Modifications of the E.coli Lac repressor for expression in eukaryotic cells: effects of nuclear signal sequences on protein activity and nuclear accumulation.

Eukaryotic expression vectors designed to produce E. coli Lac repressor protein targeted to the nucleus of mammalian cells were constructed. These constructions carry the lac repressor gene (lacI) fused at different positions to a nuclear localization sequence (NLS) from either the SV40 large T antigen or the adenovirus E1a. When the NLS's were fused to the lacI gene at the 5' end, the protein produced exhibited tighter repression of beta-galactosidase expression than the unmodified LacI protein. Localization sequences at the extreme 3' end of the gene generally diminished induction by IPTG, while introduction of the SV40 NLS nine base pairs upstream of the 3' end eliminated repressor activity. When either NLS was placed at the 3' end behind a random nine base pair linker, the activity of the LacI protein depended on the sequence of the linker, and in 9 of 10 linkers tested, activity of the protein was adversely affected. The one exception was the fusion protein from p3'ss, which had the NLS at the 3' end of lacI behind the nine base pair linker, AGC AGC CTG (ser-ser-leu). This protein exhibited efficient nuclear accumulation, strong repressor activity and greater sensitivity to IPTG induction. The functional linker from the p3'ss fusion protein extends the leucine zipper heptad repeat located at the C-terminus of the protein. These data support the role of the leucine zipper in tetramer formation and predict that extension of this zipper will further stabilize the protein. This modified lacI gene should be valuable for improved adaptation of the prokaryotic regulatory system to eukaryotic cells.

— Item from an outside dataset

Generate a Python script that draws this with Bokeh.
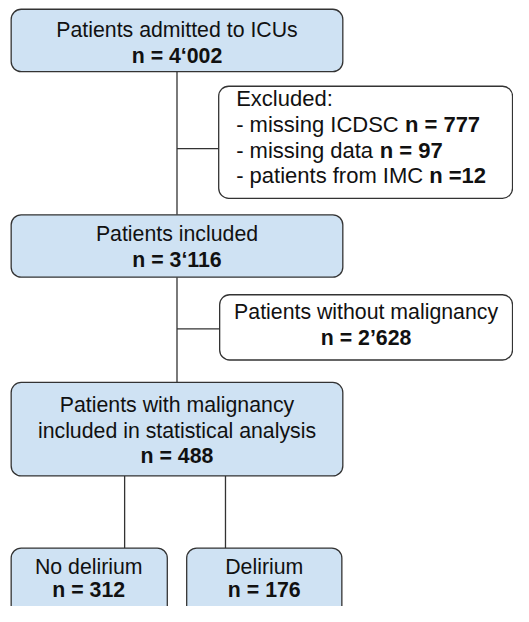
from bokeh.plotting import figure
from bokeh.models import Range1d
from bokeh.core.properties import value
from bokeh.embed import file_html
from bokeh.resources import INLINE

# ---------------- data (texts and counts) ----------------
admitted_label = "Patients admitted to ICUs"
admitted_n = "n = 4\u2018002"
excluded_title = "Excluded:"
excluded_reasons = ["- missing ICDSC", "- missing data", "- patients from IMC"]
excluded_counts = ["n = 777", "n = 97", "n =12"]
included_label = "Patients included"
included_n = "n = 3\u2018116"
nonmalig_label = "Patients without malignancy"
nonmalig_n = "n = 2\u2019628"
malig_label = ["Patients with malignancy", "included in statistical analysis"]
malig_n = "n = 488"
outcome_labels = ["No delirium", "Delirium"]
outcome_counts = ["n = 312", "n = 176"]

# ---------------- layout ----------------
FONT = value("Liberation Sans")
FS = "21.3px"
FS_EX = "22px"
BLUE = "#cfe2f3"
EDGE = "#333333"
TXT = "#111111"
SHIFT = 7.5  # baseline correction (data units)

p = figure(width=513, height=606, x_range=Range1d(0, 529), y_range=Range1d(622, 0),
           output_backend="svg", toolbar_location=None, min_border=0,
           outline_line_color=None, background_fill_color="white", border_fill_color="white")
p.axis.visible = False
p.grid.visible = False

# connectors
xs0 = [182, 182, 182, 182, 128, 232]
ys0 = [73, 152, 284, 337, 488, 488]
xs1 = [182, 225, 182, 226, 128, 232]
ys1 = [220, 152, 392, 337, 562, 562]
p.segment(x0=xs0, y0=ys0, x1=xs1, y1=ys1, line_color=EDGE, line_width=1.3)

# boxes: left, right, top, bottom
boxes = [
    (11, 353, 9, 73, BLUE),
    (225, 528, 88, 203, "white"),
    (11, 353, 220, 284, BLUE),
    (226, 528, 302, 369, "white"),
    (11, 353, 392, 488, BLUE),
    (11, 172, 562, 660, BLUE),
    (192, 352, 562, 660, BLUE),
]
p.quad(left=[b[0] for b in boxes], right=[b[1] for b in boxes],
       top=[b[2] for b in boxes], bottom=[b[3] for b in boxes],
       fill_color=[b[4] for b in boxes], line_color=EDGE, line_width=1.3,
       border_radius=10)

def label(x, y, t, bold=False, align="center", fs=FS):
    p.text(x=[x], y=[y - SHIFT], text=[t], text_font=FONT, text_font_size=fs,
           text_font_style="bold" if bold else "normal", text_color=TXT,
           text_align=align, text_baseline="alphabetic")

# box 1
label(182, 38, admitted_label)
label(182, 64, admitted_n, bold=True)
# excluded box
label(243, 108, excluded_title, align="left", fs=FS_EX)
ex_y = [135, 161, 187]
bold_x = [417, 391, 442]
for r, c, y, bx in zip(excluded_reasons, excluded_counts, ex_y, bold_x):
    label(243, y, r, align="left", fs=FS_EX)
    label(bx, y, c, bold=True, align="left", fs=FS_EX)
# box 3
label(182, 247, included_label)
label(182, 274, included_n, bold=True)
# box 4
label(377, 327, nonmalig_label)
label(377, 354, nonmalig_n, bold=True)
# box 5
label(182, 423, malig_label[0])
label(182, 449, malig_label[1])
label(182, 475, malig_n, bold=True)
# outcomes
for cx, lab, n in zip([91, 272], outcome_labels, outcome_counts):
    label(cx, 589, lab)
    label(cx, 613, n, bold=True)

open("out.html", "w").write(file_html(p, INLINE))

Analysis of inducers of the E.coli lac repressor system in mammalian cells and whole animals.

Although the inducible prokaryotic lac repressor system has been successfully adapted for control of gene expression in mammalian cells, little information is available on the pharmacokinetics of beta-galactoside inducers in mammalian cells for optimizing this system. These studies directly measure the cell uptake and clearance in cultured cells and animal tissue cells of lac inducers. In these cells, the beta-galactosides, isopropyl beta-D-thiogalactoside (IPTG) and methyl beta-D-thiogalactoside (MTG), are rapidly taken up, exceeding extracellular levels in less than 2 hours. Greater than 5% of this inducer is found in the nuclear fraction, slightly exceeding the cytoplasmic concentration. Although similar in uptake, IPTG is cleared from the cultured cells significantly faster than MTG. In the mouse, the half-life of both inducers in the blood ranges from 15-30 minutes. HPLC analysis of tissue extracts from inducer-injected mice indicates that the inducer is metabolically stable and functionally able to bind to lac repressor. These results should permit improvement in the adaptation of the lac repressor system to mammalian cells and aid in the development of an adaptable system for gene control in transgenic animals.